Supplied information –
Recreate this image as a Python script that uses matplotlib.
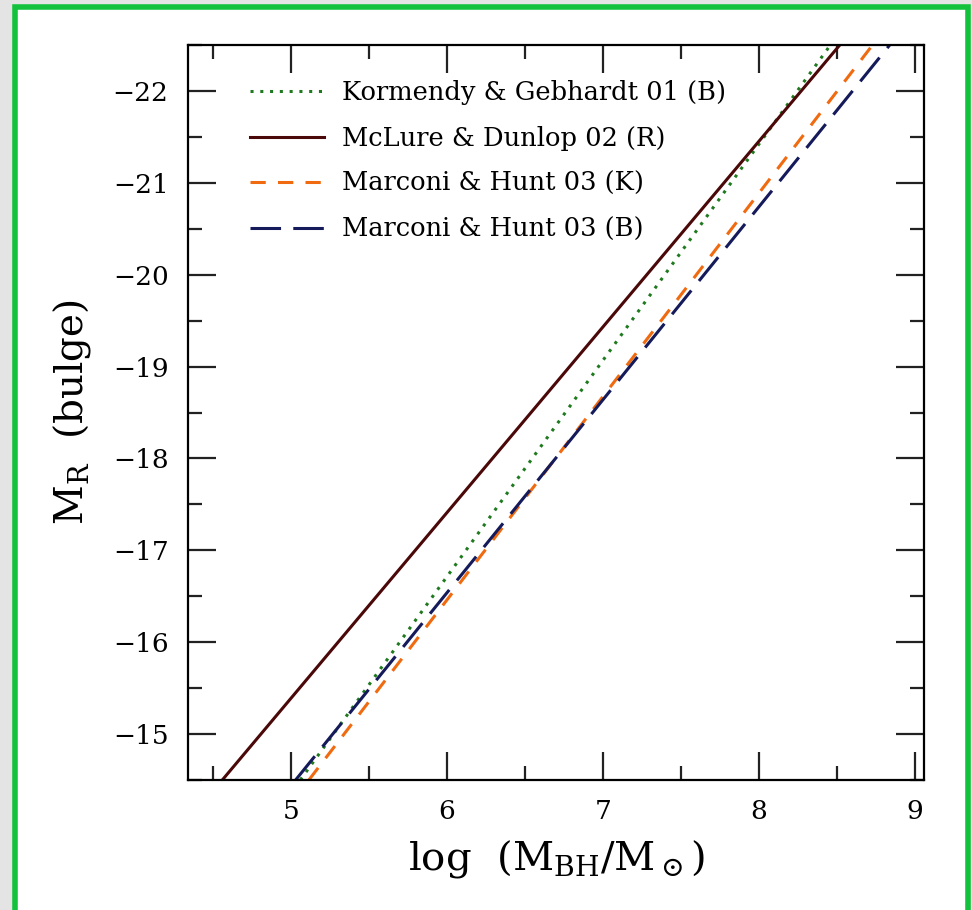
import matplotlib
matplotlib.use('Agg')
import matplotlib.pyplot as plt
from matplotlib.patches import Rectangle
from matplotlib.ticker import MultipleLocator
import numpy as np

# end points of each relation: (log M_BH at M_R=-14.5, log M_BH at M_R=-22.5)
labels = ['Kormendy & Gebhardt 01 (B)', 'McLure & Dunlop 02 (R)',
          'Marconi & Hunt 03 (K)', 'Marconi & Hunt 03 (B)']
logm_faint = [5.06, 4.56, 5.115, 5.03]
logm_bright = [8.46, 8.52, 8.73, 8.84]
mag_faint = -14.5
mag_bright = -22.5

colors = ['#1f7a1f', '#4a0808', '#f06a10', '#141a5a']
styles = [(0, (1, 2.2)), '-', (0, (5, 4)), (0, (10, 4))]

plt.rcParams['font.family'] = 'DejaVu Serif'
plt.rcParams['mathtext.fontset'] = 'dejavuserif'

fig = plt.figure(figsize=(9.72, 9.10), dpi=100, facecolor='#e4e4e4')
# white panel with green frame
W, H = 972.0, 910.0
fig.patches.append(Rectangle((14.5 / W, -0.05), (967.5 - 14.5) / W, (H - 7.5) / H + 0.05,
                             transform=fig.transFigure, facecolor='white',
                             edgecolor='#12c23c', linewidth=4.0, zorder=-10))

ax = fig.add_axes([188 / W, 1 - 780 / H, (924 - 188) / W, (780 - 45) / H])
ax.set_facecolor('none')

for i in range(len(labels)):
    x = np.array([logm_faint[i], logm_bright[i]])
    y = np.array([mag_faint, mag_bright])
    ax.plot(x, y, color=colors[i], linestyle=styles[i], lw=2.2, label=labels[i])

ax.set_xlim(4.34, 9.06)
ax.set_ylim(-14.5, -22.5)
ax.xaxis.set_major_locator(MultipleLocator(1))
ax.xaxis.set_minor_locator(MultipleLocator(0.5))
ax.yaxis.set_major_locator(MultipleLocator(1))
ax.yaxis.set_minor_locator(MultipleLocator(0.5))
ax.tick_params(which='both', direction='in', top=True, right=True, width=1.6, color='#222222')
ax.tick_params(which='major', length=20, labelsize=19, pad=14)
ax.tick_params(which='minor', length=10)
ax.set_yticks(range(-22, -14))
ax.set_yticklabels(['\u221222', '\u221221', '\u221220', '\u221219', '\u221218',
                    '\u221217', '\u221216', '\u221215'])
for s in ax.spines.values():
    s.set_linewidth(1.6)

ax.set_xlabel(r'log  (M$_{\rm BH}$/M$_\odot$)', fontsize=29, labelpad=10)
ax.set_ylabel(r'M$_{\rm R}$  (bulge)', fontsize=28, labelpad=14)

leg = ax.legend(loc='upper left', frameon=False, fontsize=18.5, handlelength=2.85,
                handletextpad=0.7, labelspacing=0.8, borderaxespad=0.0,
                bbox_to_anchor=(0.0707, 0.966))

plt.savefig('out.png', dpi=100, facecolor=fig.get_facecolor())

---

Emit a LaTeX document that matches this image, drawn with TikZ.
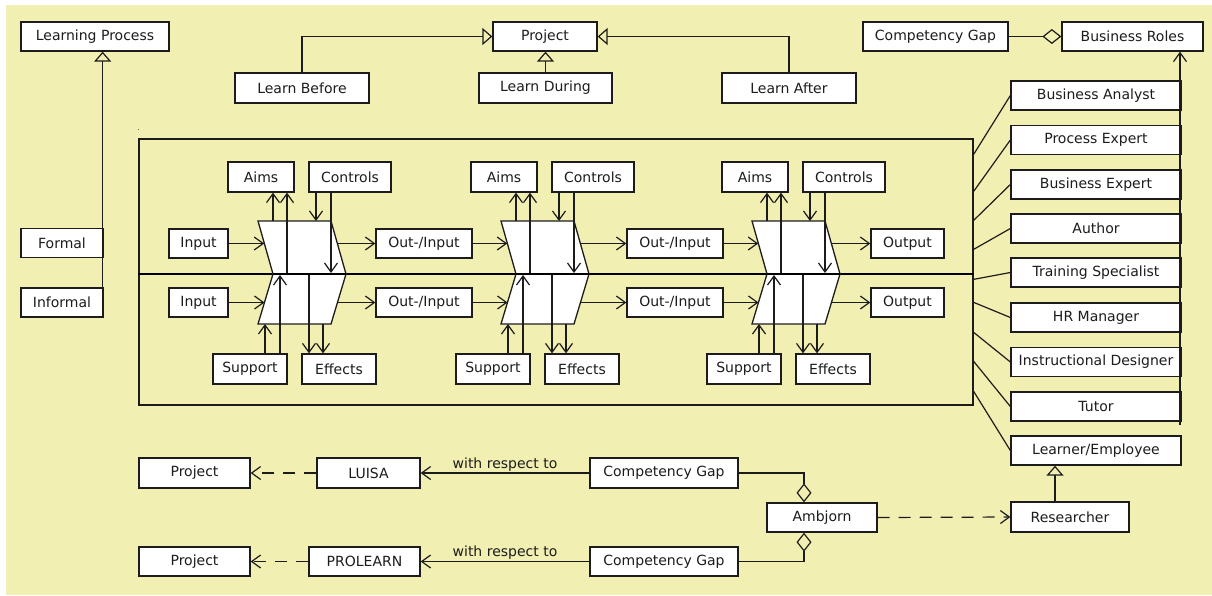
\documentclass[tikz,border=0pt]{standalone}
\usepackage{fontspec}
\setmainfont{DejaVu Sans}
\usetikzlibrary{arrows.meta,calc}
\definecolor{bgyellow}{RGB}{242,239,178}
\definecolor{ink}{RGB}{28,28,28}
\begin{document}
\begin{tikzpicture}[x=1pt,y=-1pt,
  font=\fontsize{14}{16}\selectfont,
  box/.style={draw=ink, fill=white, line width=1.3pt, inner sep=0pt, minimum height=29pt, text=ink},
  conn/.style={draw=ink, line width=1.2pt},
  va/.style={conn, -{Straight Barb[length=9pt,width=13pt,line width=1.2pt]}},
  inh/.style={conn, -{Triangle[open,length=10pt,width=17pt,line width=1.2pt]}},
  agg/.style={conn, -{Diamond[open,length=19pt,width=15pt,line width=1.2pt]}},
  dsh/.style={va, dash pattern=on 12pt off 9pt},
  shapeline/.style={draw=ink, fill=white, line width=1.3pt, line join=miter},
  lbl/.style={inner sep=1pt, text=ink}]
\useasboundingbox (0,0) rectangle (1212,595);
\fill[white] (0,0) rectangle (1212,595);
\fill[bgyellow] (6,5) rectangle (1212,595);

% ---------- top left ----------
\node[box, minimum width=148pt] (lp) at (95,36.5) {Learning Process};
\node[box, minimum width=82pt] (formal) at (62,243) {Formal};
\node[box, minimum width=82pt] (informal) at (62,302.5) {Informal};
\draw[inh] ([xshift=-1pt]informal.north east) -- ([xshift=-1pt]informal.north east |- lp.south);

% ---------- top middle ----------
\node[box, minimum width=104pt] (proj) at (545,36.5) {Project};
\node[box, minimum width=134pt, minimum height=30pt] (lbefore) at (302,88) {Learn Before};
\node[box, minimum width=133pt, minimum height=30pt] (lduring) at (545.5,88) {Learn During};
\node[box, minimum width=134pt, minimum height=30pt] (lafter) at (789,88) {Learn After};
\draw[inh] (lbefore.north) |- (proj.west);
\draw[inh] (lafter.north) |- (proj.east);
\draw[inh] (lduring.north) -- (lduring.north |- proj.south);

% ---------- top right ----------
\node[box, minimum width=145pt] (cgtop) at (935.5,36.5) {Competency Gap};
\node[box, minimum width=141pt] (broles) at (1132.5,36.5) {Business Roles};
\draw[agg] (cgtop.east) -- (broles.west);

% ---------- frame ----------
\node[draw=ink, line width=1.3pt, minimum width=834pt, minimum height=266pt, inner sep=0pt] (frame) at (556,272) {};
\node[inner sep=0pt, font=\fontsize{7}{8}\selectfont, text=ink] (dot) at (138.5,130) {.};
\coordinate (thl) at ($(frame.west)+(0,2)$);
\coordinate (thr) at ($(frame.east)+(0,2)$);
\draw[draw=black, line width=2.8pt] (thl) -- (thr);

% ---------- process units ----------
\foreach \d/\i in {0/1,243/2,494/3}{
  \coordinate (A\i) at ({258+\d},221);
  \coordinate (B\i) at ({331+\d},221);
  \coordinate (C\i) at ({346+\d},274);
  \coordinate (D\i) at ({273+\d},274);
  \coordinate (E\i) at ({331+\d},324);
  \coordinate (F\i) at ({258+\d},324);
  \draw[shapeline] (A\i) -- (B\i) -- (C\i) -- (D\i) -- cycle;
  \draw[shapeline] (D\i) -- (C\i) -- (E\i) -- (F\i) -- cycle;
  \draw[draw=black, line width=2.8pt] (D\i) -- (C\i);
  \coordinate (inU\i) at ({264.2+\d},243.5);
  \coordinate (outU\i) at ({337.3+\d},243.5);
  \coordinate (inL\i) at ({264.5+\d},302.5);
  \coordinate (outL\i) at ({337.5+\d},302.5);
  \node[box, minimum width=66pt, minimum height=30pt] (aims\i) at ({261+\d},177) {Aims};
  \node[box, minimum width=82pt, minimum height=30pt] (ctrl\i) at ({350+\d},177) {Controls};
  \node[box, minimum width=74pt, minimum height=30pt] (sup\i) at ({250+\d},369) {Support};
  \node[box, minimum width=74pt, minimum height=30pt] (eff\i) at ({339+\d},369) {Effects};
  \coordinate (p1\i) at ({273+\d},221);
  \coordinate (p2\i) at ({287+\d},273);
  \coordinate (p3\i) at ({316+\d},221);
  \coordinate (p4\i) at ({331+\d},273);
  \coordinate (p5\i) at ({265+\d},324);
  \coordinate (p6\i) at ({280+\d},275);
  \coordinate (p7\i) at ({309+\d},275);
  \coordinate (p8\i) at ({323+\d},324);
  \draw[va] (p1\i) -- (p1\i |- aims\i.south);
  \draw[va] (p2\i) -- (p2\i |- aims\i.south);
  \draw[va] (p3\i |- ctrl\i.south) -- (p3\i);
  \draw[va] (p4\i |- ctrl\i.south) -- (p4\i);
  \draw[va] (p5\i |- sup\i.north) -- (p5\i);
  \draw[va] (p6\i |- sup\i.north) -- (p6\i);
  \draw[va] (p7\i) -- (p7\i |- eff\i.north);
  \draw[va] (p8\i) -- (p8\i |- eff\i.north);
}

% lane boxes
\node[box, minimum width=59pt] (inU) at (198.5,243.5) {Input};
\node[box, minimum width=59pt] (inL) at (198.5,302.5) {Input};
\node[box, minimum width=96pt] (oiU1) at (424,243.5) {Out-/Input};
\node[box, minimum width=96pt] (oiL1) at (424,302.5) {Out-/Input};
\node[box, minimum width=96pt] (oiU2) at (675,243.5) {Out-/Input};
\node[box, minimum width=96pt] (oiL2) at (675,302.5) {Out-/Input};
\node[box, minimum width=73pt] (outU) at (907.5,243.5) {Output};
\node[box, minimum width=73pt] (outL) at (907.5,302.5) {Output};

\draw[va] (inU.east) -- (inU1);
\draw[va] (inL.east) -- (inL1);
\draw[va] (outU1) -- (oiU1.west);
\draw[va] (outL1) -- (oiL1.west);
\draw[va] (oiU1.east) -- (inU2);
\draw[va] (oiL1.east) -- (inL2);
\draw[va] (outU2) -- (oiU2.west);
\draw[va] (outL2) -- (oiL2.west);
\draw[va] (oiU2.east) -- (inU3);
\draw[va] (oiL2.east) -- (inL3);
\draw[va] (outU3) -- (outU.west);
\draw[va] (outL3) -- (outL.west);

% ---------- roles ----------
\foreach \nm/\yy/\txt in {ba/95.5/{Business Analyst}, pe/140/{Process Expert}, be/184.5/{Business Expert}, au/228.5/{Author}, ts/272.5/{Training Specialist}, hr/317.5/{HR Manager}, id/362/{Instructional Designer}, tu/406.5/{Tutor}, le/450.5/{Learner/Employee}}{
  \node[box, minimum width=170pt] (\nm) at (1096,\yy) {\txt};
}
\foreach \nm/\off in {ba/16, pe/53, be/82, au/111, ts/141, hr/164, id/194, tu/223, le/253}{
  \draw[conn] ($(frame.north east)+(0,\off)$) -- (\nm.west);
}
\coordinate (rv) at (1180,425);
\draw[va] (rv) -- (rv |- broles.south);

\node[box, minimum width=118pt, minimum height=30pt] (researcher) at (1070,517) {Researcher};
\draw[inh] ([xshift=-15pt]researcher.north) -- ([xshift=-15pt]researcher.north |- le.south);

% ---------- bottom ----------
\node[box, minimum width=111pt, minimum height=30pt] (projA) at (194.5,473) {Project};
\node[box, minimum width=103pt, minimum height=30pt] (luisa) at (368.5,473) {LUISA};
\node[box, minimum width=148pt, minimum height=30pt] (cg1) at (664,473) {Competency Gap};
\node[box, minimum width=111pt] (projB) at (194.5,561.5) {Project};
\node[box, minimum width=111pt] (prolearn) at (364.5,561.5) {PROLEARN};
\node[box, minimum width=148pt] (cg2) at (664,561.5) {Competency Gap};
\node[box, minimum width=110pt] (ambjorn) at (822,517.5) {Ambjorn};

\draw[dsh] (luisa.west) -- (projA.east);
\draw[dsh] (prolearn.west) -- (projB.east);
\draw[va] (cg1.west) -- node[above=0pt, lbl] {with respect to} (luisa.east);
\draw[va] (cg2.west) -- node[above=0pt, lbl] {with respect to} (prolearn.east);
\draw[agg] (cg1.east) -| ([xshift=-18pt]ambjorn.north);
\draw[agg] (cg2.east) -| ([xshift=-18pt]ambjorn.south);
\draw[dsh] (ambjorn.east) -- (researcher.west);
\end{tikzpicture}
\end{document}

* * *

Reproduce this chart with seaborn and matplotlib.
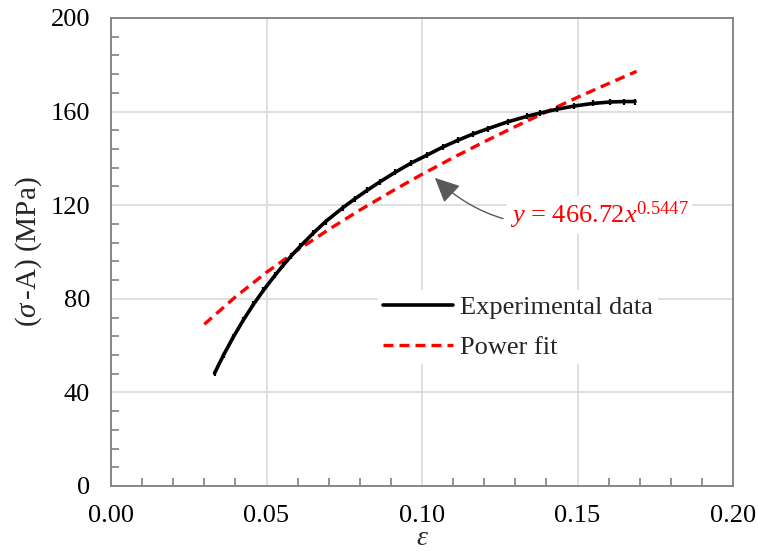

Problem requirements –
Quote word for word only the lines above from the one containing "Recreate this image" through the one containing "linestyle=styles[i], lw=2.2, label=labels[i])". Pictures stay out of your copy.

Solved problem –
Recreate this image as a Python script that uses matplotlib.
import matplotlib
matplotlib.use('Agg')
import matplotlib.pyplot as plt
from matplotlib.patches import Rectangle
from matplotlib.ticker import MultipleLocator
import numpy as np

# end points of each relation: (log M_BH at M_R=-14.5, log M_BH at M_R=-22.5)
labels = ['Kormendy & Gebhardt 01 (B)', 'McLure & Dunlop 02 (R)',
          'Marconi & Hunt 03 (K)', 'Marconi & Hunt 03 (B)']
logm_faint = [5.06, 4.56, 5.115, 5.03]
logm_bright = [8.46, 8.52, 8.73, 8.84]
mag_faint = -14.5
mag_bright = -22.5

colors = ['#1f7a1f', '#4a0808', '#f06a10', '#141a5a']
styles = [(0, (1, 2.2)), '-', (0, (5, 4)), (0, (10, 4))]

plt.rcParams['font.family'] = 'DejaVu Serif'
plt.rcParams['mathtext.fontset'] = 'dejavuserif'

fig = plt.figure(figsize=(9.72, 9.10), dpi=100, facecolor='#e4e4e4')
# white panel with green frame
W, H = 972.0, 910.0
fig.patches.append(Rectangle((14.5 / W, -0.05), (967.5 - 14.5) / W, (H - 7.5) / H + 0.05,
                             transform=fig.transFigure, facecolor='white',
                             edgecolor='#12c23c', linewidth=4.0, zorder=-10))

ax = fig.add_axes([188 / W, 1 - 780 / H, (924 - 188) / W, (780 - 45) / H])
ax.set_facecolor('none')

for i in range(len(labels)):
    x = np.array([logm_faint[i], logm_bright[i]])
    y = np.array([mag_faint, mag_bright])
    ax.plot(x, y, color=colors[i], linestyle=styles[i], lw=2.2, label=labels[i])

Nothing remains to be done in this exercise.